Learning to Optimize with Reinforcement Learning

A nice blog post describes some of the ideas behind two papers on optimization algorithms, one from June 2016 paper entitled ‘Learning to Optimize’ and another one from March 2017 with the title ‘Learning to Optimize Neural Nets’. The authors propose to replace gradients in optimization algorithms with neural nets, so that the optimizers can learn how to optimize. The idea is simple: if you have seen a particular pattern in an objective function before, there is no need to go through the numerical computations just to come to the same conclusion: you might as well jump ahead to the solution.


Wouldn’t it be great if you could just reuse code without having to think about all the details, such as renaming variables? A paper presented to the ACM does just that. The method was used to ‘transplant’ code between six different open-source image-processing applications. Seven out of the eight transplants were successful, meaning that the recipient program executed the donor’s instructions properly. It even removes irrelevant code. CodeCarbonCopy does not yet support data structures such as hash tables, lists, or trees though.

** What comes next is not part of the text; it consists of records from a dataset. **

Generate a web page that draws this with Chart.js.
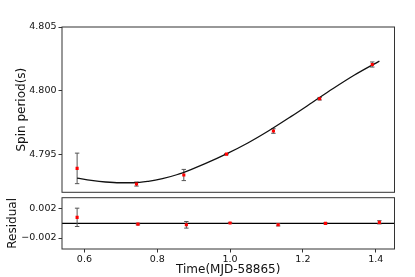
<!DOCTYPE html>
<html>
<head>
<meta charset="utf-8">
<script src="https://cdn.jsdelivr.net/npm/chart.js@4/dist/chart.umd.min.js"></script>
<style>
  html, body { margin: 0; padding: 0; background: #fff; }
  #wrap { position: relative; width: 415px; height: 277px; overflow: hidden; }
  #mainBox { position: absolute; left: 0; top: 0; width: 415px; height: 200px; }
  #resBox { position: absolute; left: 0; top: 190px; width: 415px; height: 87px; }
</style>
</head>
<body>
<div id="wrap">
  <div id="mainBox"><canvas id="mainChart"></canvas></div>
  <div id="resBox"><canvas id="resChart"></canvas></div>
</div>
<script>
// ---------- Data ----------
var timeDays = [0.580, 0.747, 0.880, 1.000, 1.132, 1.262, 1.410];
var spinPeriod = [4.79388, 4.79265, 4.79336, 4.79500, 4.79682, 4.79936, 4.80205];
var spinErr = [0.00120, 0.00016, 0.00044, 0.00005, 0.00018, 0.00010, 0.00020];
var residual = [0.00082, -0.00010, -0.00020, 0.00005, -0.00020, 0.00000, 0.00014];
var residualErr = [0.00125, 0.00010, 0.00045, 0.00003, 0.00015, 0.00008, 0.00022];

// fitted model curve, sampled by eye
var fitTime = [0.58, 0.62, 0.66, 0.70, 0.74, 0.78, 0.82, 0.86, 0.90, 0.94, 1.00, 1.06, 1.12, 1.18, 1.24, 1.30, 1.36, 1.43];
var fitPeriod = [4.79312, 4.79294, 4.79281, 4.79275, 4.79275, 4.79286, 4.79307, 4.79338, 4.79379, 4.79425,
                 4.79502, 4.79588, 4.79686, 4.79793, 4.79904, 4.80016, 4.80122, 4.80232];

// ticks
var periodTicks = [4.795, 4.800, 4.805];
var periodTickLabels = ['4.795', '4.800', '4.805'];
var residualTicks = [0.002, -0.002];
var residualTickLabels = ['0.002', '\u22120.002'];
var timeTicks = [0.6, 0.8, 1.0, 1.2, 1.4];
var timeTickLabels = ['0.6', '0.8', '1.0', '1.2', '1.4'];

// axis limits
var mainXRange = [0.5375, 1.4725];
var resXRange = [0.5385, 1.4515];
var periodRange = [4.792, 4.805];
var residualRange = [-0.0035, 0.0035];

var FONT = 'DejaVu Sans';
var AXIS_COLOR = '#333';

// ---------- Plugins ----------
// box round the plot area, like matplotlib spines
var framePlugin = {
    id: 'frame',
    afterDraw: function(chart) {
        var a = chart.chartArea;
        var ctx = chart.ctx;
        ctx.save();
        ctx.strokeStyle = AXIS_COLOR;
        ctx.lineWidth = 1;
        ctx.strokeRect(a.left, a.top, a.right - a.left, a.bottom - a.top);
        ctx.restore();
    }
};

// vertical error bars with caps, drawn under the points
var errorBarPlugin = {
    id: 'errorBars',
    beforeDatasetsDraw: function(chart) {
        var ctx = chart.ctx;
        var xs = chart.scales.x;
        var ys = chart.scales.y;
        ctx.save();
        ctx.strokeStyle = '#555';
        ctx.lineWidth = 1;
        chart.data.datasets.forEach(function(ds) {
            if (!ds.errors) return;
            ds.data.forEach(function(pt, i) {
                var e = ds.errors[i];
                var px = xs.getPixelForValue(pt.x);
                var top = ys.getPixelForValue(pt.y + e);
                var bot = ys.getPixelForValue(pt.y - e);
                ctx.beginPath();
                ctx.moveTo(px, top);
                ctx.lineTo(px, bot);
                ctx.moveTo(px - 2.2, top);
                ctx.lineTo(px + 2.2, top);
                ctx.moveTo(px - 2.2, bot);
                ctx.lineTo(px + 2.2, bot);
                ctx.stroke();
            });
        });
        ctx.restore();
    }
};

// zero line across the residual panel
var zeroLinePlugin = {
    id: 'zeroLine',
    beforeDatasetsDraw: function(chart) {
        var a = chart.chartArea;
        var y0 = chart.scales.y.getPixelForValue(0);
        var ctx = chart.ctx;
        ctx.save();
        ctx.strokeStyle = '#000';
        ctx.lineWidth = 1.3;
        ctx.beginPath();
        ctx.moveTo(a.left, y0);
        ctx.lineTo(a.right, y0);
        ctx.stroke();
        ctx.restore();
    }
};

function toPoints(xs, ys) {
    return xs.map(function(x, i) { return { x: x, y: ys[i] }; });
}

function setTicks(values) {
    return function(scale) {
        scale.ticks = values.map(function(v) { return { value: v }; });
    };
}

function tickLabel(values, labels) {
    return function(value) {
        for (var i = 0; i < values.length; i++) {
            if (Math.abs(values[i] - value) < 1e-9) return labels[i];
        }
        return '';
    };
}

Chart.defaults.font.family = FONT;
Chart.defaults.color = '#111';
Chart.defaults.animation = false;

// ---------- Main panel ----------
new Chart(document.getElementById('mainChart'), {
    type: 'scatter',
    data: {
        datasets: [{
            data: toPoints(timeDays, spinPeriod),
            errors: spinErr,
            pointStyle: 'rect',
            pointRadius: 2.2,
            backgroundColor: '#ff0000',
            borderWidth: 0,
            order: 0
        }, {
            data: toPoints(fitTime, fitPeriod),
            showLine: true,
            borderColor: '#111',
            borderWidth: 1.3,
            pointRadius: 0,
            cubicInterpolationMode: 'monotone',
            order: 1
        }]
    },
    options: {
        responsive: true,
        maintainAspectRatio: false,
        layout: { padding: { left: 0, right: 20.5, top: 27, bottom: 6.7 } },
        plugins: { legend: { display: false }, tooltip: { enabled: false } },
        scales: {
            x: {
                type: 'linear',
                min: mainXRange[0],
                max: mainXRange[1],
                display: false
            },
            y: {
                type: 'linear',
                min: periodRange[0],
                max: periodRange[1],
                afterBuildTicks: setTicks(periodTicks),
                afterFit: function(scale) { scale.width = 62; },
                border: { display: false },
                grid: { drawOnChartArea: false, drawTicks: true, tickLength: 3.5, color: AXIS_COLOR },
                ticks: { font: { size: 9.5 }, padding: 2, callback: tickLabel(periodTicks, periodTickLabels) },
                title: { display: true, text: 'Spin period(s)', font: { size: 12 }, padding: { top: 14.5, bottom: 0 } }
            }
        }
    },
    plugins: [errorBarPlugin, framePlugin]
});

// ---------- Residual panel ----------
new Chart(document.getElementById('resChart'), {
    type: 'scatter',
    data: {
        datasets: [{
            data: toPoints(timeDays, residual),
            errors: residualErr,
            pointStyle: 'rect',
            pointRadius: 2.2,
            backgroundColor: '#ff0000',
            borderWidth: 0
        }]
    },
    options: {
        responsive: true,
        maintainAspectRatio: false,
        layout: { padding: { left: 0, right: 20.5, top: 3.3, bottom: 0 } },
        plugins: { legend: { display: false }, tooltip: { enabled: false } },
        scales: {
            x: {
                type: 'linear',
                min: resXRange[0],
                max: resXRange[1],
                afterBuildTicks: setTicks(timeTicks),
                afterFit: function(scale) { scale.height = 28; },
                border: { display: false },
                grid: { drawOnChartArea: false, drawTicks: true, tickLength: 3.5, color: AXIS_COLOR },
                ticks: { font: { size: 9.5 }, padding: 1, maxRotation: 0, callback: tickLabel(timeTicks, timeTickLabels) },
                title: { display: true, text: 'Time(MJD-58865)', font: { size: 12 }, padding: { top: 0, bottom: 0 } }
            },
            y: {
                type: 'linear',
                min: residualRange[0],
                max: residualRange[1],
                afterBuildTicks: setTicks(residualTicks),
                afterFit: function(scale) { scale.width = 62; },
                border: { display: false },
                grid: { drawOnChartArea: false, drawTicks: true, tickLength: 3.5, color: AXIS_COLOR },
                ticks: { font: { size: 9.5 }, padding: 2, callback: tickLabel(residualTicks, residualTickLabels) },
                title: { display: true, text: 'Residual', font: { size: 12 }, padding: { top: 5.5, bottom: 0 } }
            }
        }
    },
    plugins: [zeroLinePlugin, errorBarPlugin, framePlugin]
});
</script>
</body>
</html>
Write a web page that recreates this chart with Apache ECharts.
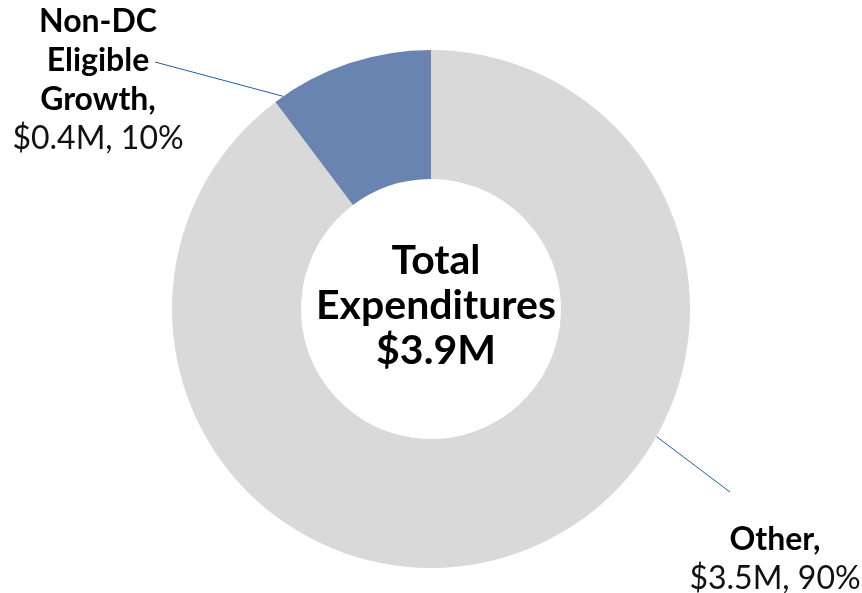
<!DOCTYPE html>
<html><head><meta charset="utf-8">
<script src="https://cdn.jsdelivr.net/npm/echarts@6/dist/echarts.min.js"></script>
<style>html,body{margin:0;padding:0;background:#fff}#c{width:862px;height:593px}</style>
</head><body><div id="c"></div>
<script>
const categories = ['Other', 'Non-DC Eligible Growth'];
const labelNames = ['Other,', 'Non-DC\nEligible\nGrowth,'];
const values = [3.5, 0.4];
const colors = ['#d9d9d9', '#6984b0'];
const centerText = ['Total', 'Expenditures', '$3.9M'];

// annotation layout (label anchors, leader line start angle on outer rim in degrees clockwise from 12 o'clock, leader end)
const labelAnchor = [[775, 559], [98, 80]];
const leaderAngle = [119.5, -34.8];
const leaderEnd = [[730, 492], [155, 62]];

const CX = 431, CY = 309, R_IN = 130, R_OUT = 259;
const chart = echarts.init(document.getElementById('c'));
const FONT = 'Lato, "Noto Sans", sans-serif';
chart.setOption({
  animation: false,
  title: {
    text: centerText.join('\n'),
    left: CX, top: 233, textAlign: 'center',
    textStyle: {fontFamily: FONT, fontWeight: 'bold', fontSize: 41, lineHeight: 45, color: '#000'}
  },
  series: [{
    type: 'pie',
    center: [CX, CY],
    radius: [R_IN, R_OUT],
    startAngle: 90,
    clockwise: true,
    data: categories.map((c, i) => ({name: c, value: values[i], itemStyle: {color: colors[i]}})),
    label: {
      show: true,
      position: 'outside',
      fontFamily: FONT,
      formatter: p => '{b|' + labelNames[p.dataIndex] + '}\n{v|$' + p.value.toFixed(1) + 'M, ' + Math.round(p.percent) + '%}',
      rich: {
        b: {fontFamily: FONT, fontWeight: 'bold', fontSize: 32, lineHeight: 39, color: '#000', align: 'center'},
        v: {fontFamily: FONT, fontWeight: 'normal', fontSize: 32, lineHeight: 39, color: '#111', align: 'center'}
      }
    },
    labelLine: {show: true, length: 20, length2: 0, lineStyle: {color: '#1f5fa5', width: 1}},
    labelLayout: function (p) {
      const i = p.dataIndex;
      const a = leaderAngle[i] * Math.PI / 180;
      const start = [CX + R_OUT * Math.sin(a), CY - R_OUT * Math.cos(a)];
      return {
        x: labelAnchor[i][0], y: labelAnchor[i][1], align: 'center', verticalAlign: 'middle',
        labelLinePoints: [start, leaderEnd[i], leaderEnd[i]]
      };
    }
  }]
});
</script></body></html>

TFX: A TensorFlow-Based Production-Scale Machine Learning Platform

Data scientists love working with notebooks. But notebooks are terrible when it comes to deploying and running machine learning models in production. At KDD2017 Google presented their internal, fully integrated scalable machine learning platform. It includes everything from data ingestion, analysis, transformation, validation, training (with a parameter tuner), model evaluation and validation components, a serving layer (i.e. the ‘scoring engine’), a job orchestration framework, and of course the always important logging component. Among many cool and useful things, the ability to serve models based on criteria such as ‘safe to serve’ and ‘prediction quality’ really make TFX stand out.